(Code that draws figures)
+ + + +

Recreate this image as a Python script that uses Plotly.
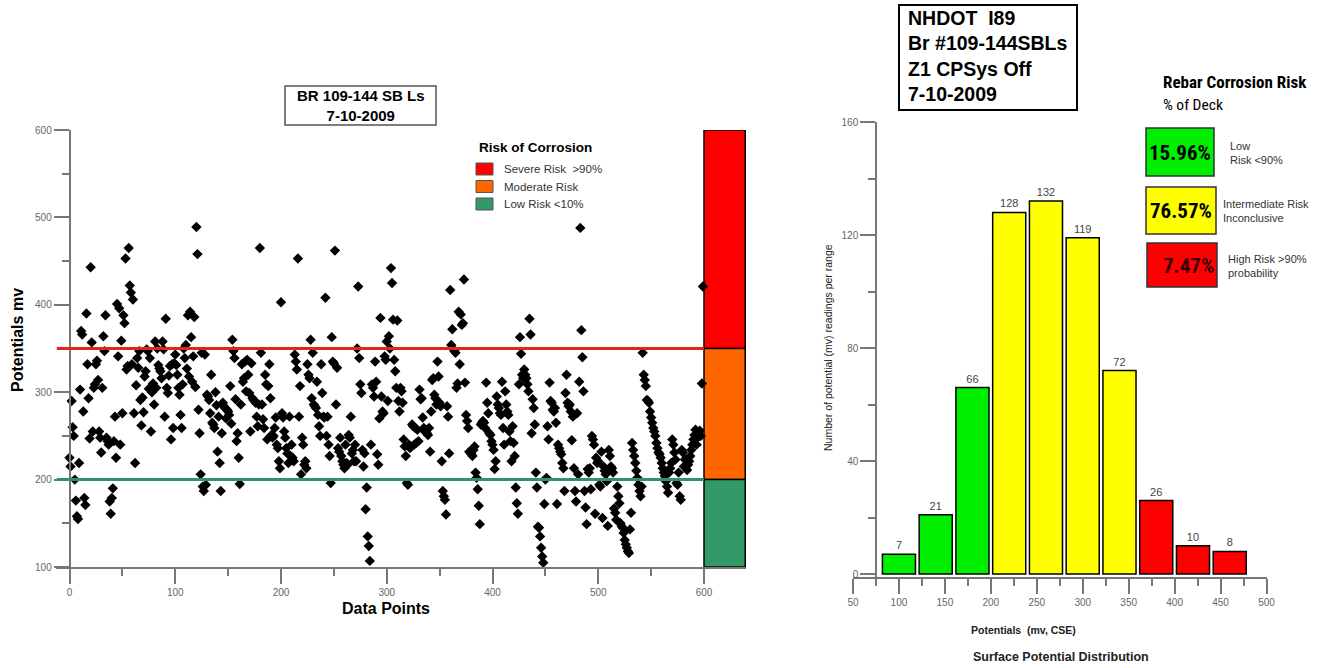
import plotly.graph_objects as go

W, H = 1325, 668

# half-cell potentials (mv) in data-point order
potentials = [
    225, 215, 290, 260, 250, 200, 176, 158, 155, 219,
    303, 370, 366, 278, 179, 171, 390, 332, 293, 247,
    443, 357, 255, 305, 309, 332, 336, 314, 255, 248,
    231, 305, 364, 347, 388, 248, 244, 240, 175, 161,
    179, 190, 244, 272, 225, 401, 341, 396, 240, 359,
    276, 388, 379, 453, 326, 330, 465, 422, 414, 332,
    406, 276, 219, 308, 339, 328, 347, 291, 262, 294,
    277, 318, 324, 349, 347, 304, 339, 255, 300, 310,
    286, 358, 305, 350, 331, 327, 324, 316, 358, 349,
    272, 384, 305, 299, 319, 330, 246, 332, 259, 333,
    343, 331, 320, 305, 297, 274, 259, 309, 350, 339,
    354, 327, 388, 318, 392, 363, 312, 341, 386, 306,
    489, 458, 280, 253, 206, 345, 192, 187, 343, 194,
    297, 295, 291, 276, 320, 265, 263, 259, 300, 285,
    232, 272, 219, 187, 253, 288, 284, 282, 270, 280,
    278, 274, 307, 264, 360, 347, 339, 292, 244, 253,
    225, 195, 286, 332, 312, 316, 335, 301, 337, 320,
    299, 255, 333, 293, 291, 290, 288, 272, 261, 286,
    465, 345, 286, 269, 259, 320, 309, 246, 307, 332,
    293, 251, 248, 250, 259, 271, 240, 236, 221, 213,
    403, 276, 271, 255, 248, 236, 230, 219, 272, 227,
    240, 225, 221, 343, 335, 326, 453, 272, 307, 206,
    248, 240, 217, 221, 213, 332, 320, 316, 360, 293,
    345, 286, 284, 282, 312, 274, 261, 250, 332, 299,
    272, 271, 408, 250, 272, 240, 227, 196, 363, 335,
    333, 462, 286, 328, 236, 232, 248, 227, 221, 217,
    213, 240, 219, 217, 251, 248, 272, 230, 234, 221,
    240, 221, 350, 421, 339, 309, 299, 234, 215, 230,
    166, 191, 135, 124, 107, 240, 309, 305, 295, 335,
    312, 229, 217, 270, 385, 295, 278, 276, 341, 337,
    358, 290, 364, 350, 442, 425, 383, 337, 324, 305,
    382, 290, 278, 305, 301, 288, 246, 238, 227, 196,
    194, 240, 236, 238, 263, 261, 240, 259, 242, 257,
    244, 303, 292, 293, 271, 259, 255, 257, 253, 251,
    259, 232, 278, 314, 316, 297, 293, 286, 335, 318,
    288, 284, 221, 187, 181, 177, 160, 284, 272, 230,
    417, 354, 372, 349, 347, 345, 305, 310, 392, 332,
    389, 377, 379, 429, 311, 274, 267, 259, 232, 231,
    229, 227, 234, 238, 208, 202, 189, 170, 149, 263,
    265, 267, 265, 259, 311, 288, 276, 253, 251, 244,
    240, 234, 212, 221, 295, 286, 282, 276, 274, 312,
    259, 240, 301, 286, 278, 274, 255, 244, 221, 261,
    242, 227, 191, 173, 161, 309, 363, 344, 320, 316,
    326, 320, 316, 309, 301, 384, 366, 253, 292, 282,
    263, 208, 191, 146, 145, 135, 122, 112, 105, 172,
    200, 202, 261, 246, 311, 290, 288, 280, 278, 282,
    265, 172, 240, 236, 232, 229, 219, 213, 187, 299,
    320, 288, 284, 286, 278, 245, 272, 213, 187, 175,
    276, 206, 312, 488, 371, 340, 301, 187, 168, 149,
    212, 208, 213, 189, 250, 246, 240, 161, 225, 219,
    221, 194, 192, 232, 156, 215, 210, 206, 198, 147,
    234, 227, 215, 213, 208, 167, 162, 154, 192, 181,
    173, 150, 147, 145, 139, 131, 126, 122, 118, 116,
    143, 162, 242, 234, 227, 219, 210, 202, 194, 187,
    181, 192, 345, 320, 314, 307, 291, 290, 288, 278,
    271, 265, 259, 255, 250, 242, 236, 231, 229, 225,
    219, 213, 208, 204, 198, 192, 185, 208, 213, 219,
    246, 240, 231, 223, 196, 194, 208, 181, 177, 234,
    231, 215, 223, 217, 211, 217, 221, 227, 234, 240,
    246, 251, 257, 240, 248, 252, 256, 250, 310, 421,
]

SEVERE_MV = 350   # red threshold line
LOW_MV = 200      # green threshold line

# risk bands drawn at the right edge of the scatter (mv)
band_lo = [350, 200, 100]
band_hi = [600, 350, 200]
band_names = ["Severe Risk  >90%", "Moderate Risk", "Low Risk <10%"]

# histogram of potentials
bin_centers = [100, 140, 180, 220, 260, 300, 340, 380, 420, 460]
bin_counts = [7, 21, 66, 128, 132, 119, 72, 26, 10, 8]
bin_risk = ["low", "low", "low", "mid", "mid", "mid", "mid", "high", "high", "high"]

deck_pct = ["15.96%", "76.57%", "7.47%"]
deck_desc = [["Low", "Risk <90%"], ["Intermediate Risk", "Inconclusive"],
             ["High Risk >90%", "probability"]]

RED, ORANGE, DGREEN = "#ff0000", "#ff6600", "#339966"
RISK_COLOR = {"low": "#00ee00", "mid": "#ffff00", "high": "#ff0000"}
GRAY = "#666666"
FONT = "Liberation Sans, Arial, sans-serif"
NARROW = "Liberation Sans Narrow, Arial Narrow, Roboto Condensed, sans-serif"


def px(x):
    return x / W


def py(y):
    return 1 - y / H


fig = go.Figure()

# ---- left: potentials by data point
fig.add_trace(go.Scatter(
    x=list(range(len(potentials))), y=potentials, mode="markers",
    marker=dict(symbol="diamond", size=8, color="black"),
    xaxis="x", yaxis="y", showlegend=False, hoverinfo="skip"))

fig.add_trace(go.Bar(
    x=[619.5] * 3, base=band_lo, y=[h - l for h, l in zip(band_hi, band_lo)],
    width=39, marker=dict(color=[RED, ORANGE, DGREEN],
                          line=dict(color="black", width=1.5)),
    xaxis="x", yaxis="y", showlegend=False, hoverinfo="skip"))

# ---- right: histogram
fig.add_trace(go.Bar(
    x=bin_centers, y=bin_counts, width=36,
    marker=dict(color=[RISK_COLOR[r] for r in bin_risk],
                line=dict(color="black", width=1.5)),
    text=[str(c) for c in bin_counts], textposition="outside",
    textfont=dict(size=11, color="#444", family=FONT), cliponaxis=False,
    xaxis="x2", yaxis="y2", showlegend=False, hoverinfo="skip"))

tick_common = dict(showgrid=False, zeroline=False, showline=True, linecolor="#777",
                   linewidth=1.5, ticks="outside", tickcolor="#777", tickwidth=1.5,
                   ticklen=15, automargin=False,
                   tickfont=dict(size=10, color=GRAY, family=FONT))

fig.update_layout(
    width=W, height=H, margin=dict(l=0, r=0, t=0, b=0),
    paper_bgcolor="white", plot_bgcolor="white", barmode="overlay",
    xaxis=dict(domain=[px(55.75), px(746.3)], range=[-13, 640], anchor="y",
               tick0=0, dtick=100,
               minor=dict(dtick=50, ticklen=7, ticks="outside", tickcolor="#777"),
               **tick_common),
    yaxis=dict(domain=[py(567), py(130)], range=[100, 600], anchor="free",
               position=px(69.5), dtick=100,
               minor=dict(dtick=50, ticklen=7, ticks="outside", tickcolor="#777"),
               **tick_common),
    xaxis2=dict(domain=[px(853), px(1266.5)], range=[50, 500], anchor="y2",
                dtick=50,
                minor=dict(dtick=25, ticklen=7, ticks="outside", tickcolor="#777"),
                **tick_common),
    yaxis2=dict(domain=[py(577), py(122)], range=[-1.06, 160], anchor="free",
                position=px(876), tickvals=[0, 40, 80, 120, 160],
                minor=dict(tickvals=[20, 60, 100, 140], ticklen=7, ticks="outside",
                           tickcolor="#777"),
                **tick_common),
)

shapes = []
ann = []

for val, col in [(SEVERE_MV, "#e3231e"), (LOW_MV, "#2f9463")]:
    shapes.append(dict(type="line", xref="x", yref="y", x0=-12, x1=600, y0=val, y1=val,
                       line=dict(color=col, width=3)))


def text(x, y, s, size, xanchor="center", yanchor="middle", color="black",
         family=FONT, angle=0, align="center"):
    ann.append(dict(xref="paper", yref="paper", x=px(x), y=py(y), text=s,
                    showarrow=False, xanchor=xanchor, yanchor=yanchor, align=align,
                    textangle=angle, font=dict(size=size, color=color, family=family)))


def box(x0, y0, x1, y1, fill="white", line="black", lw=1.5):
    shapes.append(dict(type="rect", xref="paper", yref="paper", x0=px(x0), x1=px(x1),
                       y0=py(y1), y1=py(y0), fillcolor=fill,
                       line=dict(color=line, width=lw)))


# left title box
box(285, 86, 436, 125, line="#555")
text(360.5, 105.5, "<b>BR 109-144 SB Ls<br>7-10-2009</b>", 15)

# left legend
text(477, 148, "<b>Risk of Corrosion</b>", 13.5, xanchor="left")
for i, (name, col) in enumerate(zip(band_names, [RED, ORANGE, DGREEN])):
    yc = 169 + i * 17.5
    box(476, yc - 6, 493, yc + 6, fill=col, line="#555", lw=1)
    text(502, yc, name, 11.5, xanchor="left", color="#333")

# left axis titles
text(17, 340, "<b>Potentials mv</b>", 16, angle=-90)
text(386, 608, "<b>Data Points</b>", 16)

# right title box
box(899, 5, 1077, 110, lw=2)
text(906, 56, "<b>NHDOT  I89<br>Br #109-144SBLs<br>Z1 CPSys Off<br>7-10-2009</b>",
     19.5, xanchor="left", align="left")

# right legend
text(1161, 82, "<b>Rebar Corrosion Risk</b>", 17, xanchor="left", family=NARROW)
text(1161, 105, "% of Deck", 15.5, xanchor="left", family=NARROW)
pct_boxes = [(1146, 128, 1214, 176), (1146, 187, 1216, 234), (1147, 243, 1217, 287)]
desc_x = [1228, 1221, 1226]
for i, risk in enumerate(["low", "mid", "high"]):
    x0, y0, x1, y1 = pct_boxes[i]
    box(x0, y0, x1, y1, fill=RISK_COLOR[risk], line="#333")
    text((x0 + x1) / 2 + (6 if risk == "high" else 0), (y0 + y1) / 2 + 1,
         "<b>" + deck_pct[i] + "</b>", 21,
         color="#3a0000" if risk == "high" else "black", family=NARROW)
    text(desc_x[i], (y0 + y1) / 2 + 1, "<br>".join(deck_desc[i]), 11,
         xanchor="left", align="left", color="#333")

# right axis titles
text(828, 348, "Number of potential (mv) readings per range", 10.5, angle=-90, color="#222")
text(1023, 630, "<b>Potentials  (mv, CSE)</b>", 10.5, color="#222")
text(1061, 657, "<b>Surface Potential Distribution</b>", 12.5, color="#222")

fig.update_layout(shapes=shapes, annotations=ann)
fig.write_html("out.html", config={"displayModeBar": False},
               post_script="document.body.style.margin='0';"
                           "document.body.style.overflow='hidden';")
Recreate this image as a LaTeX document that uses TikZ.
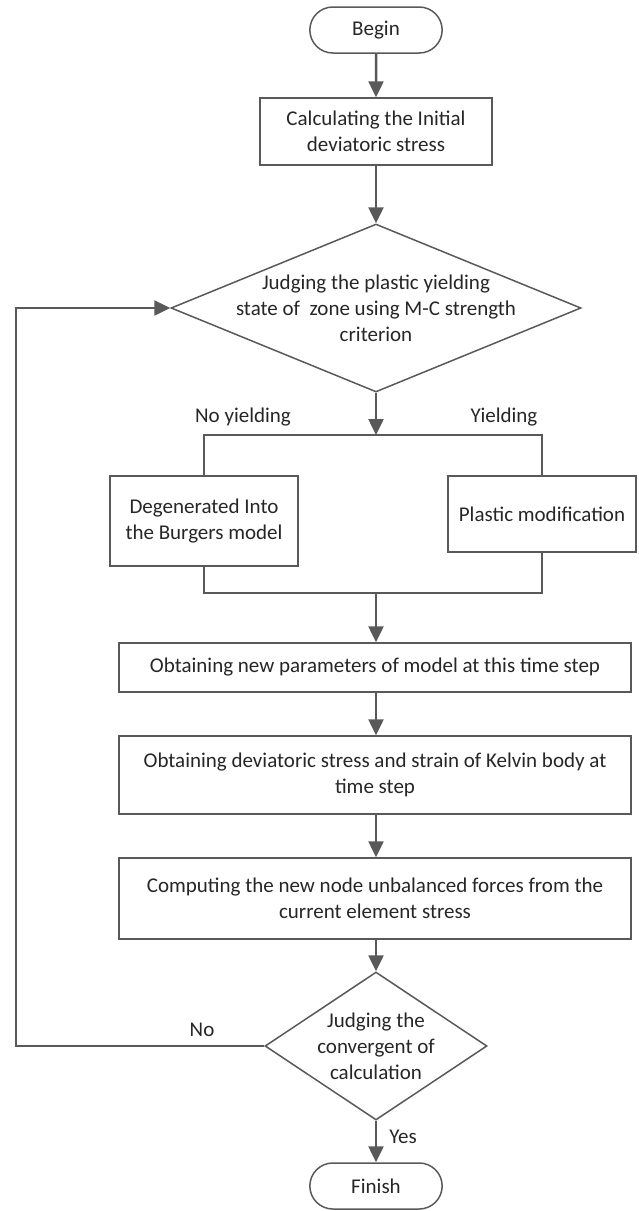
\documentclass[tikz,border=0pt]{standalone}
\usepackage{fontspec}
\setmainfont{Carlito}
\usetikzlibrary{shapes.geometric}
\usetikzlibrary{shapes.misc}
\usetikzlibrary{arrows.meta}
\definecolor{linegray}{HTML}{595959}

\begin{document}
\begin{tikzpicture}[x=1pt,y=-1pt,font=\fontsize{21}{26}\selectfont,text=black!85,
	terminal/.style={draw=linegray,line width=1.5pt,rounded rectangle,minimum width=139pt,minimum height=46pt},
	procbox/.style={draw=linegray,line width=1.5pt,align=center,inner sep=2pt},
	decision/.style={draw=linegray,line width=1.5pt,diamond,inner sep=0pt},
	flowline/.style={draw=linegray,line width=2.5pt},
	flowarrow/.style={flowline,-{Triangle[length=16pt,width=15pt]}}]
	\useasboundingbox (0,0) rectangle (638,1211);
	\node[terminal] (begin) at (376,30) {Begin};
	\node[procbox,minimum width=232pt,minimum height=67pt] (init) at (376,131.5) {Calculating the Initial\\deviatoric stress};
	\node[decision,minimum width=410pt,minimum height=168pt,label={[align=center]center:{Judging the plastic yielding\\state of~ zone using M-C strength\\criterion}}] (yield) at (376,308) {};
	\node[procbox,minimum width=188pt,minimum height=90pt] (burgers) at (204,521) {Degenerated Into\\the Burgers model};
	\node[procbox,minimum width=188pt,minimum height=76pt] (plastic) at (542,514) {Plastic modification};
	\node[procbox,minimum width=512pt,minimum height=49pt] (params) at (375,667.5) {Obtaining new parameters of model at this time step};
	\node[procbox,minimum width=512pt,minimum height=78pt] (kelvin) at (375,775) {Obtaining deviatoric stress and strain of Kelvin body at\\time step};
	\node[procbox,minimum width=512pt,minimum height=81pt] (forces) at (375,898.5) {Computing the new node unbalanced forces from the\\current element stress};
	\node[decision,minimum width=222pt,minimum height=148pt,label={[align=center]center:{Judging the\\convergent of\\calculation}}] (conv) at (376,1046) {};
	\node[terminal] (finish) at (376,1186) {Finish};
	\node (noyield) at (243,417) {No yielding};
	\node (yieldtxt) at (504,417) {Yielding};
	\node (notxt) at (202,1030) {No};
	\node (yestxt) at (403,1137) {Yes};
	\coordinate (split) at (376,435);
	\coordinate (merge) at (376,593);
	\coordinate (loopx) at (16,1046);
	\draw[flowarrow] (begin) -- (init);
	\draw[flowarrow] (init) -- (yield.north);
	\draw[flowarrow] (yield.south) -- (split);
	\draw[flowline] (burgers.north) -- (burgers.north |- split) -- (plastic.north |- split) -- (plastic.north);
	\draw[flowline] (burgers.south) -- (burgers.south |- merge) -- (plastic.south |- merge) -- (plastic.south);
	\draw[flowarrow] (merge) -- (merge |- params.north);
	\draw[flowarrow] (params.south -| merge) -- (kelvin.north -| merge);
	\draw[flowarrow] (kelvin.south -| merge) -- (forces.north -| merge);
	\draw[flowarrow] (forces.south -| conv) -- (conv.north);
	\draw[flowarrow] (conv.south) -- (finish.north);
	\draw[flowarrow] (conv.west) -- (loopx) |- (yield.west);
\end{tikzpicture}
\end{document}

+ + + +

## What to produce
Copy nothing past the line containing "W, H = 1325, 668": reproduce every line from the start of the records up to it, skipping pictures.

## Solution to the problem
Recreate this image as a Python script that uses Plotly.
import plotly.graph_objects as go

W, H = 1325, 668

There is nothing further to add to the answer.